Frequently Asked Questions
What punctuation marks are most important to cover at 7th grade?
Commas in their multiple roles are the biggest area — series, introductory clauses, coordinate adjectives, and interrupters each follow different logic, and students need practice with each one separately before handling them in combination. Apostrophes (especially plural possessives), semicolons, colons, and dialogue formatting round out the marks 7th graders most frequently misuse in their own writing.
How much class time does each worksheet take?
A focused single-skill worksheet runs five to ten minutes as a warm-up. Mixed editing or passage correction tasks may take twelve to fifteen minutes when students discuss their corrections afterward — which is time well spent because the reasoning conversation does more work than the silent filling-in did. Each worksheet stays sized for a short practice block, not a full period.
Can these be used for homework?
Yes, though single-skill tasks travel home better than mixed-review ones. Pair the assignment with an instruction to mark any item the student was unsure about. That gives the next day's review a concrete starting point and prevents students from guessing without thinking through the rule.
How do I connect worksheet practice to what students are actually writing?
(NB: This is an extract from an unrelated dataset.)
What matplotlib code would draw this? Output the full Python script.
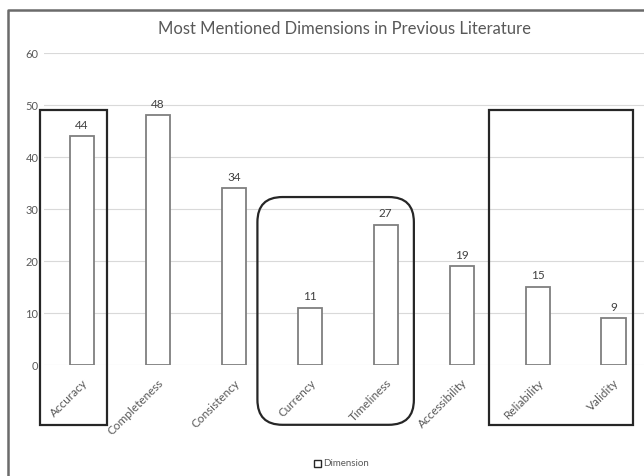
import matplotlib
matplotlib.use('Agg')
import matplotlib.pyplot as plt
from matplotlib.patches import Rectangle, FancyBboxPatch, Patch
from matplotlib.lines import Line2D
import numpy as np

plt.rcParams['font.family'] = ['Lato', 'DejaVu Sans']

dimensions = ['Accuracy', 'Completeness', 'Consistency', 'Currency',
              'Timeliness', 'Accessibility', 'Reliability', 'Validity']
mentions = [44, 48, 34, 11, 27, 19, 15, 9]

# groups of categories that get a frame drawn round them
square_groups = [(0, 0), (6, 7)]
rounded_group = (3, 4)

text_grey = '#595959'
bar_grey = '#7f7f7f'

fig = plt.figure(figsize=(6.44, 4.76), dpi=100)
ax = fig.add_axes([44 / 644, 111 / 476, 600 / 644, 312 / 476])

x = np.arange(len(dimensions))
bars = ax.bar(x, mentions, width=0.32, color='white', edgecolor=bar_grey,
              linewidth=1.3, zorder=3, label='Dimension')
for b, v in zip(bars, mentions):
    ax.annotate(str(v), (b.get_x() + b.get_width() / 2, v), xytext=(0, 4),
                textcoords='offset points', ha='center', va='bottom',
                fontsize=8.5, color='#404040')

ax.set_xlim(-0.5, 7.4)
ax.set_ylim(0, 60)
ax.set_yticks(np.arange(0, 61, 10))
ax.yaxis.grid(True, color='#d9d9d9', linewidth=0.8, zorder=0)
ax.set_axisbelow(True)
for s in ax.spines.values():
    s.set_visible(False)
ax.tick_params(axis='both', length=0, labelcolor=text_grey)
ax.tick_params(axis='y', pad=4, labelsize=8)
ax.set_xticks(x)
ax.set_xticklabels(dimensions, rotation=45, ha='right', va='top',
                   rotation_mode='anchor', fontsize=8.5)
ax.tick_params(axis='x', pad=9)

ax.set_title('Most Mentioned Dimensions in Previous Literature',
             fontsize=12, color=text_grey, pad=14)

# frames round the category groups, extending below the axis labels
box_bottom = -11.5
box_top = 49.0
frame_spans = {(0, 0): (-0.55, 0.33), (6, 7): (-0.64, 0.25)}
for a, b in square_groups:
    lo, hi = frame_spans[(a, b)]
    left, right = a + lo, b + hi
    ax.add_patch(Rectangle((left, box_bottom), right - left, box_top - box_bottom,
                           fill=False, edgecolor='#262626', linewidth=1.6,
                           clip_on=False, zorder=5))

fig.canvas.draw()
px = ax.transData.transform([(0, 0), (1, 1)])
y_per_x = (px[1, 0] - px[0, 0]) / (px[1, 1] - px[0, 1])
a, b = rounded_group
r_left, r_right, r_top = a - 0.69, b + 0.37, 32.3
ax.add_patch(FancyBboxPatch((r_left, box_bottom), r_right - r_left, r_top - box_bottom,
                            boxstyle='round,pad=0,rounding_size=0.33',
                            mutation_aspect=y_per_x, fill=False,
                            edgecolor='#262626', linewidth=1.6,
                            clip_on=False, zorder=5))

# outer chart frame (top and left edges)
fig.add_artist(Line2D([8 / 644, 8 / 644, 1.0], [0.0, 1 - 10 / 476, 1 - 10 / 476],
                      transform=fig.transFigure, color='#6b6b6b', linewidth=1.8))

fig.legend(handles=[Patch(facecolor='white', edgecolor='#262626', linewidth=1.0)],
           labels=['Dimension'], loc='center', bbox_to_anchor=(0.53, 12 / 476),
           frameon=False, fontsize=7, handlelength=0.7, handleheight=0.7,
           handletextpad=0.2, labelcolor=text_grey)

fig.savefig('out.png', dpi=100)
After completing punctuation printable worksheets for 7th grade, ask students to open a current draft and apply the same rule in one place. If the lesson covered introductory commas, they add two opening phrases to a response paragraph they are already writing and punctuate them. If the worksheet focused on dialogue, they revise one exchange in a narrative piece. That transfer task takes fewer than five minutes and closes the gap between isolated correction practice and real writing control.